The closing of the grammar schools is as nothing to the closing of the libraries, working people's educational associations, municipal provision of cultural organisations and the closing of musical education to most children. There are lots of other 'closings' - sports facilities, access to arts, crafts (who studies sewing and embroidery at a state school within their curriculum?) even simple access to open spaces (look at any city park, clogged with thousands of people).

It's not the grammar schools that were closed but an idea of society that was destroyed.

Sackerson said...

HG, a hearty welcome back!

I certainly don't mean that others should not be educated!

But I do have some concerns about what I've seen in modern education:

1. A focus on bringing up laggers to the average, to some extent ignoring the top end on the false assumption that they'll do OK anyway. There was briefly some notice given to this and for a while schools were also encouraged to make a "G&T" (gifted and talented) list and stretch them; don't see much of it now.

2. Attention limited to teaching what is required and what can be tested and how it will be tested, so that all will bark successfully at the right command. Strong tells us how his teacher would direct him to art exhibitions - nothing to do with the wretched National Curriculum.

3. Politicisation of Ofsted, so that they are being used as icebreakers to turn schools into "academies" (i.e. proto-privatisation).

4. The use of schools to transmit politician-originated "values". As you say, the State had crowded out other, different providers. This recent spat is quite illuminating: http://www.bbc.co.uk/news/education-30177054 - and at the same time there has been an airbrushing-out of British history and culture, of which an essential strand is the Christian religion (no, I'm not a Bible-thumper, but clearly there has been an agenda and it was fostered not just under the Labour Party).

5. Teachers sneered at, vilified and blamed, with moments of praise when it suits leaders to tell the public how much *they* have achieved.

6. Teachers marked down by Ofsted for failure to teach in a universally pleasing and constantly entertaining way, rather than children expected to do the job of learning. That recent programme in which Chinese teachers came to a British school should be an eye-opener.

7. Students crippled with loans for college years, so that either they will defer house purchase, family starts etc or there will be massively expensive defaults - this is becoming a worry for the US banking system I understand.

8. The use of "education" to disguise structural unemployment.

We need an elite based on merit and talent, not Tim Nice-But-Dims from rather well-off families, going to private schools (or State ones with a very select catchment area) bred in the expectation that it will all be theirs someday - like the current Eton mess ruling us.

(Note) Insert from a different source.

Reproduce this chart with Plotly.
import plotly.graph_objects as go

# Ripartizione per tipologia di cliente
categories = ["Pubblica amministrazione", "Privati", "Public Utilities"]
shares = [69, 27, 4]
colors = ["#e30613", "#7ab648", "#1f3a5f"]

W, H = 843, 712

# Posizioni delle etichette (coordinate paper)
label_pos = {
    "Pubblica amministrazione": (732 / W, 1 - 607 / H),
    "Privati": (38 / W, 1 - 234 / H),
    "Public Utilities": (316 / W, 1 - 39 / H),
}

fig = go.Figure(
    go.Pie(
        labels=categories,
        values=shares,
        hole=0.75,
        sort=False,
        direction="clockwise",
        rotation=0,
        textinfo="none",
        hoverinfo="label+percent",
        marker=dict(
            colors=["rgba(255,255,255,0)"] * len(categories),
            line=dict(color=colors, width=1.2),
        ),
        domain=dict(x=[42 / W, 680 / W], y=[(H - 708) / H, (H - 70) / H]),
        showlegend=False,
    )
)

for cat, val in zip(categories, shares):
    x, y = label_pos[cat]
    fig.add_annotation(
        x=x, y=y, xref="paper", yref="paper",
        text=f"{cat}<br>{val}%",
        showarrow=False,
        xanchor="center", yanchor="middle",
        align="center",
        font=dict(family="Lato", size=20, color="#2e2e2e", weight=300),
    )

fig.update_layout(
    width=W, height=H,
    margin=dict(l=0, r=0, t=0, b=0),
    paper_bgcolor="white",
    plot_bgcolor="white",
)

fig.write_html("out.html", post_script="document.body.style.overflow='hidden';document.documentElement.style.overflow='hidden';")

I agree entirely with your last comment. We have lost the sense of one nation even as we have to listen to preaching about community and values (from people who look at us as zookeepers look at koalas - "it's what they go for".) It's not what my father fought for.

Was it Attlee who, when asked why middle class people should vote Labour, said "Because it's the right thing to do"?

hatfield girl said...

Transgenerational epigenetic inheritance (if it is as hypothesized by some researchers) really puts the cat among the pigeons for a lot of cultural and educational theory too.

Paddington said...

As Sackerson knows, I went to a grammar school, and a selective mathematical school. The results of that selection were a decent competitive spirit, which didn't have to be fostered.

By contrast, I see what happens to most of the better students here in the US. They are allowed to drift through, to the point that they arrive at university with insufficient work habits. In short, they fail.

Selective education is cruel and hard work. The non-selective system here has students believing that they 'can do anything', only to spend year after year in futile pursuit of a hopeless dream. At least the selective system didn't impoverish people.

Sackerson said...

HG: could you elucidate/expatiate, please?

Paddington: So non-selective education is crueller and harder, in the long run.